Dearest D.,
Today is Boxing Day, a celebration of gifts and giving. The day itself is an apt metaphor for the thoughts and feelings that have been streaming through my consciousness in regard to you over the past several days. As you see, it’s once again the time of year that I design my New Year’s card and I once again find myself caught in the trap of considering whether or not to send you a card.
As I’ve churned the idea over and over in my mind, as well as the number of things I wish to express in a letter to be included with the card, I’m left with an uncanny mix of disparate feelings. Given I continue to feel a certain amount of hurt with regard to what happened between the two of us. There is a part of me that, of course, wants to strike out in a passive aggressive snarky manner and point out the inconsistencies in everything you said versus your behavior. However, I know such an approach would be as pointless and it would be a wasted effort of energy.

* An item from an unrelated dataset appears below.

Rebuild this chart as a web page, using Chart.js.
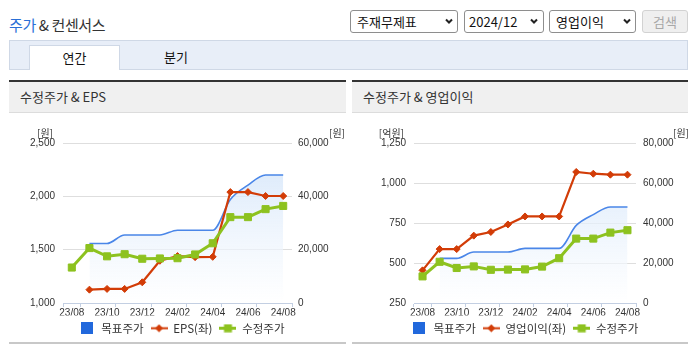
<!DOCTYPE html>
<html><head><meta charset="utf-8">
<script src="https://cdn.jsdelivr.net/npm/chart.js@4/dist/chart.umd.min.js"></script>
<style>
html,body{margin:0;padding:0;background:#fff;width:695px;height:349px;overflow:hidden;font-family:'Noto Sans CJK KR','Noto Sans',sans-serif;}
.a{position:absolute;box-sizing:border-box;}
#title{left:9px;top:13px;font-size:15px;color:#333;line-height:24px;letter-spacing:-0.4px;white-space:nowrap}
#title .b{color:#2a6fd6}
.sel{top:10px;height:23px;border:1px solid #8e8e8e;border-radius:3px;background:#fff;font-size:13px;line-height:21px;color:#111;white-space:nowrap}
.sel svg{position:absolute;top:7px}
#btn{left:642px;top:10px;width:46px;height:23px;background:#efefef;border:1px solid #d2d2d2;border-radius:3px;color:#a8a8a8;font-size:13px;line-height:21px;text-align:center}
#tabbar{left:9px;top:40px;width:679px;height:30px;background:#e8eef8;border:1px solid #cfd8e6}
#tab1{left:29px;top:45px;width:91px;height:25px;background:#fff;border:1px solid #cfd8e6;border-bottom:none;font-size:13px;line-height:24px;text-align:center;color:#111}
#tab2{left:131px;top:45px;width:90px;height:25px;font-size:13px;line-height:24px;text-align:center;color:#111}
.ptop{top:80px;height:2px;background:#333}
.phead{top:82px;height:31px;background:#f0f0f0;border-bottom:1px solid #dcdcdc;font-size:13px;line-height:30px;color:#333;padding-left:11px;white-space:nowrap}
.pbot{top:342px;height:2px;background:#c8c8c8;z-index:5}
canvas{position:absolute;}
</style>
</head>
<body>
<div id="title" class="a"><span class="b">주가</span> &amp; 컨센서스</div>
<div class="a sel" style="left:350px;width:108px;padding-left:6px">주재무제표<svg style="left:94px" width="8" height="7" viewBox="0 0 8 7"><path d="M1 1.5 L4 4.5 L7 1.5" stroke="#222" stroke-width="2" fill="none"/></svg></div>
<div class="a sel" style="left:464px;width:80px;padding-left:4px">2024/12<svg style="left:65px" width="8" height="7" viewBox="0 0 8 7"><path d="M1 1.5 L4 4.5 L7 1.5" stroke="#222" stroke-width="2" fill="none"/></svg></div>
<div class="a sel" style="left:549px;width:87px;padding-left:6px">영업이익<svg style="left:73px" width="8" height="7" viewBox="0 0 8 7"><path d="M1 1.5 L4 4.5 L7 1.5" stroke="#222" stroke-width="2" fill="none"/></svg></div>
<div id="btn" class="a">검색</div>
<div id="tabbar" class="a"></div>
<div id="tab1" class="a">연간</div>
<div id="tab2" class="a">분기</div>

<div class="a ptop" style="left:9px;width:337px"></div>
<div class="a phead" style="left:9px;width:337px">수정주가 &amp; EPS</div>
<div class="a ptop" style="left:352px;width:336px"></div>
<div class="a phead" style="left:352px;width:336px">수정주가 &amp; 영업이익</div>

<canvas id="c1" width="337" height="231" style="left:9px;top:113px"></canvas>
<canvas id="c2" width="336" height="231" style="left:352px;top:113px"></canvas>

<div class="a pbot" style="left:9px;width:337px"></div>
<div class="a pbot" style="left:352px;width:336px"></div>

<script>
// ---- data ----
const months = ['23/08','23/09','23/10','23/11','23/12','24/01','24/02','24/03','24/04','24/05','24/06','24/07','24/08'];
const targetPrice = [null, 22300, 22300, 25500, 25500, 25500, 27300, 27300, 27300, 38800, 44200, 48000, 48000];
const adjPrice = [13300, 20600, 17500, 18300, 16600, 16700, 16800, 18200, 22400, 32200, 32200, 35200, 36400];
const eps = [null, 1125, 1132, 1132, 1194, 1396, 1440, 1430, 1433, 2040, 2040, 2003, 2003];
const opIncome = [454, 587, 587, 671, 694, 741, 791, 791, 791, 1069, 1058, 1052, 1052];
const seriesNames1 = ['목표주가', 'EPS(좌)', '수정주가'];
const seriesNames2 = ['목표주가', '영업이익(좌)', '수정주가'];
const leftTicks1 = [1000, 1500, 2000, 2500];
const rightTicks1 = [0, 20000, 40000, 60000];
const leftTicks2 = [250, 500, 750, 1000, 1250];
const rightTicks2 = [0, 20000, 40000, 60000, 80000];
const unit1 = ['[원]', '[원]'];
const unit2 = ['[억원]', '[원]'];

// ---- styles ----
const BLUE = '#4a86e8', BLUEBOX = '#2168dc', RED = '#d23c07', GREEN = '#8dc21f';
const AXIS = '#c3cfe2', GRID = '#dedede', TXT = '#333';
const tickFont = {family: "'Liberation Sans Narrow','Liberation Sans',Arial,sans-serif", size: 10};
const krFont = "'Noto Sans CJK KR','Noto Sans',sans-serif";

function legendIcon(kind) {
  const c = document.createElement('canvas');
  const g = c.getContext('2d');
  if (kind === 0) {
    c.width = 12; c.height = 12;
    g.fillStyle = BLUEBOX; g.fillRect(0, 0, 12, 12);
  } else if (kind === 1) {
    c.width = 17; c.height = 9;
    g.strokeStyle = RED; g.lineWidth = 2;
    g.beginPath(); g.moveTo(0, 4.5); g.lineTo(17, 4.5); g.stroke();
    g.fillStyle = RED; g.beginPath();
    g.moveTo(8.5, 0.5); g.lineTo(12.5, 4.5); g.lineTo(8.5, 8.5); g.lineTo(4.5, 4.5); g.closePath(); g.fill();
  } else {
    c.width = 17; c.height = 9;
    g.strokeStyle = GREEN; g.lineWidth = 3;
    g.beginPath(); g.moveTo(0, 4.5); g.lineTo(17, 4.5); g.stroke();
    g.fillStyle = GREEN; g.fillRect(4.5, 0.5, 8, 8);
  }
  return c;
}
const icons = [legendIcon(0), legendIcon(1), legendIcon(2)];

const unitPlugin = {
  id: 'units',
  afterDraw(chart, args, opts) {
    const {ctx, chartArea} = chart;
    ctx.save();
    ctx.font = '10px ' + krFont;
    ctx.fillStyle = TXT;
    ctx.textBaseline = 'middle';
    ctx.textAlign = 'right';
    ctx.fillText(opts.left, chartArea.left - 10, chartArea.top - 10);
    ctx.textAlign = 'left';
    ctx.fillText(opts.right, chartArea.right + 37, chartArea.top - 10);
    ctx.restore();
  }
};

function fmt(v) { return Number(v).toLocaleString('en-US'); }

function makeChart(id, leftData, names, lt, rt, units, padLeft, wL, wR, tpL, tpR) {
  const fillGrad = (ctx) => {
    const ca = ctx.chart.chartArea;
    if (!ca) return 'rgba(220,233,250,0.8)';
    const g = ctx.chart.ctx.createLinearGradient(0, ca.top, 0, ca.bottom);
    g.addColorStop(0, 'rgba(205,225,249,0.85)');
    g.addColorStop(1, 'rgba(255,255,255,0.6)');
    return g;
  };
  return new Chart(document.getElementById(id), {
    type: 'line',
    data: {
      labels: months,
      datasets: [
        {label: names[0], data: targetPrice, yAxisID: 'yR', borderColor: BLUE, borderWidth: 1.6,
         backgroundColor: fillGrad, fill: 'origin', pointRadius: 0, cubicInterpolationMode: 'monotone', order: 3},
        {label: names[1], data: leftData, yAxisID: 'yL', borderColor: RED, borderWidth: 2.2,
         backgroundColor: RED, pointBackgroundColor: RED, pointBorderColor: RED, pointStyle: 'rectRot',
         pointRadius: 3.5, pointBorderWidth: 1, fill: false, order: 2},
        {label: names[2], data: adjPrice, yAxisID: 'yR', borderColor: GREEN, borderWidth: 3,
         backgroundColor: GREEN, pointBackgroundColor: GREEN, pointBorderColor: GREEN, pointStyle: 'rect',
         pointRadius: 5, pointBorderWidth: 1, fill: false, order: 1}
      ]
    },
    options: {
      responsive: false, animation: false, devicePixelRatio: 1,
      layout: {padding: {top: 30, left: padLeft, right: 0, bottom: 0}},
      events: [],
      plugins: {
        tooltip: {enabled: false},
        units: {left: units[0], right: units[1]},
        legend: {
          position: 'bottom',
          labels: {
            usePointStyle: true, pointStyleWidth: 17, padding: 7, color: TXT,
            font: {family: krFont, size: 11.5},
            generateLabels(chart) {
              return chart.data.datasets.map((ds, i) => ({
                text: ds.label, pointStyle: icons[i], datasetIndex: i, hidden: false,
                fillStyle: 'transparent', strokeStyle: 'transparent', lineWidth: 0, fontColor: TXT
              }));
            }
          }
        }
      },
      scales: {
        x: {
          offset: true,
          border: {color: AXIS, width: 1},
          grid: {offset: true, drawOnChartArea: false, tickLength: 4, lineWidth: 1,
                 color: (c) => (c.index === undefined || c.index === 0 || c.index % 2 === 1) ? AXIS : 'rgba(0,0,0,0)'},
          ticks: {autoSkip: false, maxRotation: 0, padding: 0, color: TXT, font: tickFont,
                  callback: (v, i) => (i % 2 === 0 ? months[i] : '')},
          afterFit: (s) => { s.height = 12.5; }
        },
        yL: {
          position: 'left', min: lt[0], max: lt[lt.length - 1],
          afterBuildTicks: (s) => { s.ticks = lt.map(v => ({value: v})); },
          border: {display: false},
          grid: {color: (c) => c.index === 0 ? 'rgba(0,0,0,0)' : GRID, drawTicks: false},
          ticks: {padding: tpL, color: TXT, font: tickFont, callback: (v) => fmt(v)},
          afterFit: (s) => { s.width = wL; }
        },
        yR: {
          position: 'right', min: rt[0], max: rt[rt.length - 1],
          afterBuildTicks: (s) => { s.ticks = rt.map(v => ({value: v})); },
          border: {display: false},
          grid: {drawOnChartArea: false, drawTicks: false},
          ticks: {padding: tpR, color: TXT, font: tickFont, callback: (v) => fmt(v)},
          afterFit: (s) => { s.width = wR; }
        }
      }
    },
    plugins: [unitPlugin]
  });
}

makeChart('c1', eps, seriesNames1, leftTicks1, rightTicks1, unit1, 8, 46, 54, 8, 6);
makeChart('c2', opIncome, seriesNames2, leftTicks2, rightTicks2, unit2, 9, 53, 52, 8, 7);
</script>
</body></html>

I say this due to the fact that you have any number of filters in place that would not only reject what I might say, but would also most likely use such an effort as an opportunity to continue to view your self as a victim of life and circumstances. While I would love to believe I might find a way to circumvent those filters and reach within you in such a way that you might understand the depth of meaning as to the message I wish to deliver. I realize you are in no way, shape, or form ready to hear any such message. Unless of course you’ve had some kind of profound transformative experience in the last couple of years, however the few random snippets of your writing I’ve found on the interwebs would indicated a situation quite to the contrary.
More than anything, it appears you continue to be as pompous, pretentious and criticizing as when you were speaking with me. However, that’s not a big surprise. Because as G., a gentleman with whom I have discussed you and the fact you share with me the family tradition of being an Adult Child of an Alcoholic (albeit you being a very unrecovered one) once said,
“Scary shit. I see it as the struggle with the darkside, either you shake it off your shoulders and move on to a more spiritual plane. Or it’ll drag one to the jumping off place clouded in dark vapors that allow one to think there is still some semblance of control. Unfortunately it is in [the perceived] control that the insanity keeps the sufferer in a state of unresponsive submittal till the end.”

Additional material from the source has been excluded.